Niederosterreich accounts for nearly 50% of the nation’s total wine output and is also Austria’s largest wine region. By far, the two most popular grape varietals are Gruner Veltliner and Riesling. In addition, a number of other grapes are grown in the region, including Chardonnay, Zweigelt, Pinot Noir, and Saint-Laurent.
There are 8 different wine sub-regions within Niederosterreich: Wachau, Kremstal, Kamptal, Traisental, Wagram, Weinviertel, Carnuntum and Thermenregion. Across these 8 sub-regions, there are three different types of climate. For example, Weinviertel (“Wine Quarter”) has a cool and dry climate, which contributes to the freshness and acidity of its wines. In contrast, Wachau, Kamptal, Kremstal, and Thermenregion all have a relatively moderate climate. Finally, Carnuntum in the southeast is known for having a warmer climate that is particularly well-suited for red grape varietals.

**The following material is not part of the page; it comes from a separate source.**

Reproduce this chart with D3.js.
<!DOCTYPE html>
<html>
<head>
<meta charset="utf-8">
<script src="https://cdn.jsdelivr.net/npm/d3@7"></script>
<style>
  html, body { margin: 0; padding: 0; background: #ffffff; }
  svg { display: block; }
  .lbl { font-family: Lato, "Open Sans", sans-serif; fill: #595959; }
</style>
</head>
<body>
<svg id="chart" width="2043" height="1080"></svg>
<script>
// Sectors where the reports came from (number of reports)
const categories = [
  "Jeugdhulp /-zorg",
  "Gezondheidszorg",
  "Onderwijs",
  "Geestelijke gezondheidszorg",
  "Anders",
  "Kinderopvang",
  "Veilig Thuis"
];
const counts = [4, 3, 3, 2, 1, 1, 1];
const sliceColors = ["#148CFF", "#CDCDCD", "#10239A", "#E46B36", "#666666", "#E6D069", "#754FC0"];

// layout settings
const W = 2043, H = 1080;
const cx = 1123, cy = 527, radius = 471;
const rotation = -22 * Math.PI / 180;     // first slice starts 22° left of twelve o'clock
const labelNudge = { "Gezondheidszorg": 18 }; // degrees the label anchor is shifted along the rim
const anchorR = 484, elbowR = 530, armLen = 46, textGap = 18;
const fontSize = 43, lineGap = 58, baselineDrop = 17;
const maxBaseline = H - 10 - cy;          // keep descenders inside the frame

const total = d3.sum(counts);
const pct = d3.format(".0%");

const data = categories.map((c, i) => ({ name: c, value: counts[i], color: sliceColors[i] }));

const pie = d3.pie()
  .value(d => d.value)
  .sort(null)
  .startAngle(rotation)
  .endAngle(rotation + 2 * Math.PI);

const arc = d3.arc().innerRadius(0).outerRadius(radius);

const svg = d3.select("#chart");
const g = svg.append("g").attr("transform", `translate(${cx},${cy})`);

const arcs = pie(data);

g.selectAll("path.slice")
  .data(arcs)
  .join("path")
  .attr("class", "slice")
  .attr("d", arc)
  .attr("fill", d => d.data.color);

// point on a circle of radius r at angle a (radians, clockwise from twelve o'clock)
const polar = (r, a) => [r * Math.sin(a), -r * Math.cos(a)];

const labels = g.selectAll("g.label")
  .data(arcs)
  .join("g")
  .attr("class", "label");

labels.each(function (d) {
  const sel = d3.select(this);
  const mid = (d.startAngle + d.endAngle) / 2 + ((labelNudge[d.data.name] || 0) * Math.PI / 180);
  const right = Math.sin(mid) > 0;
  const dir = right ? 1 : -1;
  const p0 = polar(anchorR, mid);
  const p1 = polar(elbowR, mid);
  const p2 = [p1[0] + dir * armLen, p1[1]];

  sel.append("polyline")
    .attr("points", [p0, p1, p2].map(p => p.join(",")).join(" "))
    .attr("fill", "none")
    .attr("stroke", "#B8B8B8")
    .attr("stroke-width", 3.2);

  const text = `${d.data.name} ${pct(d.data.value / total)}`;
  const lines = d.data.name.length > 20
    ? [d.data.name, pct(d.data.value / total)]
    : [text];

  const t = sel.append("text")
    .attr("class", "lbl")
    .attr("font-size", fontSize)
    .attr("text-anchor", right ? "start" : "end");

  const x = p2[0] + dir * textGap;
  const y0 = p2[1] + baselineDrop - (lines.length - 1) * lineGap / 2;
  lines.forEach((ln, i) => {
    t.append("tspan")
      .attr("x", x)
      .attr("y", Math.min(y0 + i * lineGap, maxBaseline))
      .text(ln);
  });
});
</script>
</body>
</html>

The terroir within Niederosterreich can vary significantly. For example, Weinviertel is flat, while Wachau and Kamptal are known for having steep, terraced vineyards.

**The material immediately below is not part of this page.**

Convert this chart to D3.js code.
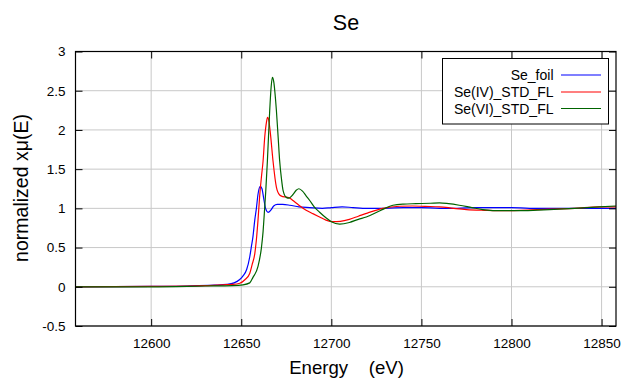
<!DOCTYPE html>
<html>
<head>
<meta charset="utf-8">
<script src="https://cdn.jsdelivr.net/npm/d3@7"></script>
<style>
html,body{margin:0;padding:0;background:#fff;}
text{font-family:"Liberation Sans",Arial,sans-serif;fill:#000;}
</style>
</head>
<body>
<svg id="chart" width="640" height="384"></svg>
<script>
const title = "Se";
const xLabel = "Energy    (eV)";
const yLabel = "normalized xμ(E)";
const xTicks = [12600, 12650, 12700, 12750, 12800, 12850];
const yTicks = [-0.5, 0, 0.5, 1, 1.5, 2, 2.5, 3];
const seriesNames = ["Se_foil", "Se(IV)_STD_FL", "Se(VI)_STD_FL"];
const seriesColors = ["#0000ff", "#ff0000", "#006400"];

const foilE = [12558,12580,12600,12620,12635,12642,12646,12649,12651,12653,12654.7,12655.6,12656.5,12657.5,12658.4,12659.3,12660.6,12661.5,12662.5,12663.5,12664.9,12666.5,12668,12670,12673,12677,12682,12688,12695,12700,12706,12712,12720,12730,12740,12750,12760,12770,12780,12790,12800,12810,12820,12830,12840,12850,12858];
const foilV = [0,0.002,0.005,0.01,0.02,0.03,0.05,0.09,0.14,0.22,0.38,0.51,0.64,0.85,1.0,1.18,1.28,1.25,1.12,1.0,0.95,0.98,1.03,1.05,1.05,1.04,1.02,1.01,1.0,1.01,1.02,1.01,1.0,1.0,1.01,1.01,1.0,1.0,1.01,1.01,1.01,1.0,1.0,1.0,1.0,1.0,1.0];

const se4E = [12558,12600,12630,12640,12645,12649.2,12652,12654.7,12656,12657.5,12658.4,12659.3,12660.2,12661.2,12662.1,12663,12664,12664.6,12665.3,12666.2,12667.6,12669.5,12671.3,12673,12675,12677,12678.7,12682,12686,12690,12693.5,12697,12700.9,12705,12710,12715,12720,12728.6,12737.9,12745,12752,12760,12768,12775,12785,12793,12805,12821,12835,12848.7,12858];
const se4V = [0,0.005,0.015,0.025,0.03,0.045,0.09,0.17,0.28,0.42,0.6,0.85,1.15,1.4,1.6,1.9,2.1,2.16,2.12,1.95,1.61,1.27,1.17,1.15,1.145,1.13,1.10,1.04,0.976,0.93,0.89,0.85,0.83,0.835,0.86,0.9,0.94,1.0,1.027,1.03,1.025,1.02,1.0,0.985,0.975,0.97,0.975,0.99,1.0,1.02,1.02];

const se6E = [12558,12600,12630,12645,12651,12654.7,12656.5,12659.3,12661.2,12662.1,12662.7,12663.6,12664.5,12665.8,12666.6,12667.3,12668,12669.5,12670.5,12671.3,12672.3,12673.2,12675,12676.5,12678.5,12680.5,12682,12684,12686,12688,12690.5,12693.5,12697,12700,12704.6,12710,12715,12719.4,12727,12734.2,12740,12747,12755,12760,12765,12771,12778,12784,12795,12802.6,12812,12821,12835,12849,12858];
const se6V = [0,0,0.01,0.015,0.025,0.05,0.12,0.26,0.5,0.7,0.9,1.22,1.6,2.25,2.55,2.67,2.62,2.25,1.9,1.61,1.38,1.23,1.14,1.13,1.17,1.23,1.25,1.22,1.16,1.10,1.02,0.95,0.88,0.83,0.80,0.82,0.86,0.89,0.97,1.04,1.055,1.06,1.065,1.07,1.06,1.04,1.01,0.985,0.97,0.97,0.975,0.985,1.0,1.02,1.03];

const seriesE = [foilE, se4E, se6E];
const seriesV = [foilV, se4V, se6V];

const svg = d3.select("#chart");
const L = 75.5, R = 616, T = 51.5, B = 326;
const x = d3.scaleLinear().domain([12558, 12858]).range([L, R]);
const y = d3.scaleLinear().domain([-0.5, 3]).range([B, T]);

// grid
const g = svg.append("g");
g.selectAll(".gx").data(xTicks).join("line")
  .attr("x1", d => x(d)).attr("x2", d => x(d)).attr("y1", T).attr("y2", B)
  .attr("stroke", "#c8c8c8").attr("stroke-width", 1);
g.selectAll(".gy").data(yTicks).join("line")
  .attr("x1", L).attr("x2", R).attr("y1", d => y(d)).attr("y2", d => y(d))
  .attr("stroke", "#c8c8c8").attr("stroke-width", 1);

// curves
svg.append("defs").append("clipPath").attr("id", "clip")
  .append("rect").attr("x", L).attr("y", T).attr("width", R - L).attr("height", B - T);
const line = d3.line().x(d => x(d[0])).y(d => y(d[1])).curve(d3.curveMonotoneX);
const order = [0, 1, 2];
order.forEach(i => {
  const pts = seriesE[i].map((e, k) => [e, seriesV[i][k]]);
  svg.append("path").attr("d", line(pts)).attr("fill", "none")
    .attr("stroke", seriesColors[i]).attr("stroke-width", 1.2)
    .attr("clip-path", "url(#clip)");
});

// axes (ticks inward on all sides)
const tl = 7;
svg.append("g").attr("transform", `translate(0,${B})`)
  .call(d3.axisBottom(x).tickValues(xTicks).tickSize(-tl).tickPadding(12).tickFormat(d3.format("d")))
  .call(a => { a.select(".domain").remove(); a.selectAll("text").attr("font-size", "13.5px").attr("font-family", "Liberation Sans, Arial, sans-serif"); });
svg.append("g").attr("transform", `translate(0,${T})`)
  .call(d3.axisTop(x).tickValues(xTicks).tickSize(-tl).tickFormat(""))
  .call(a => a.select(".domain").remove());
svg.append("g").attr("transform", `translate(${L},0)`)
  .call(d3.axisLeft(y).tickValues(yTicks).tickSize(-tl).tickPadding(10).tickFormat(d => String(d)))
  .call(a => { a.select(".domain").remove(); a.selectAll("text").attr("font-size", "13.5px").attr("font-family", "Liberation Sans, Arial, sans-serif"); });
svg.append("g").attr("transform", `translate(${R},0)`)
  .call(d3.axisRight(y).tickValues(yTicks).tickSize(-tl).tickFormat(""))
  .call(a => a.select(".domain").remove());
svg.selectAll(".tick line").attr("stroke", "#000");

svg.append("rect").attr("x", L).attr("y", T).attr("width", R - L).attr("height", B - T)
  .attr("fill", "none").attr("stroke", "#000").attr("stroke-width", 1.2);

// titles
svg.append("text").attr("x", 346).attr("y", 30).attr("text-anchor", "middle")
  .attr("font-size", "21.5px").text(title);
svg.append("text").attr("x", 346.5).attr("y", 373.5).attr("text-anchor", "middle")
  .attr("font-size", "18.6px").style("white-space", "pre").text(xLabel);
svg.append("text").attr("transform", "translate(28,188) rotate(-90)").attr("text-anchor", "middle")
  .attr("font-size", "19.5px").text(yLabel);

// legend
const lg = svg.append("g");
lg.append("rect").attr("x", 442.5).attr("y", 58.5).attr("width", 166).attr("height", 65.5)
  .attr("fill", "#fff").attr("stroke", "#000").attr("stroke-width", 1);
const ly = [75, 92, 108.5];
seriesNames.forEach((n, i) => {
  lg.append("text").attr("x", 553.5).attr("y", ly[i] + 5).attr("text-anchor", "end")
    .attr("font-size", "14px").text(n);
  lg.append("line").attr("x1", 561).attr("x2", 601).attr("y1", ly[i]).attr("y2", ly[i])
    .attr("stroke", seriesColors[i]).attr("stroke-width", 1.2);
});
</script>
</body>
</html>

Niederosterreich has a rich winemaking history that dates back to the Bronze Age. Moreover, there is evidence of extensive Roman experience with viticulture here. During the Middle Ages, monks were responsible for building the steeply terraced vineyards of Wachau. The city of Wagram is now home to a major wine research center, as well as the nation’s oldest wine producer, Stift Klosterneuburg.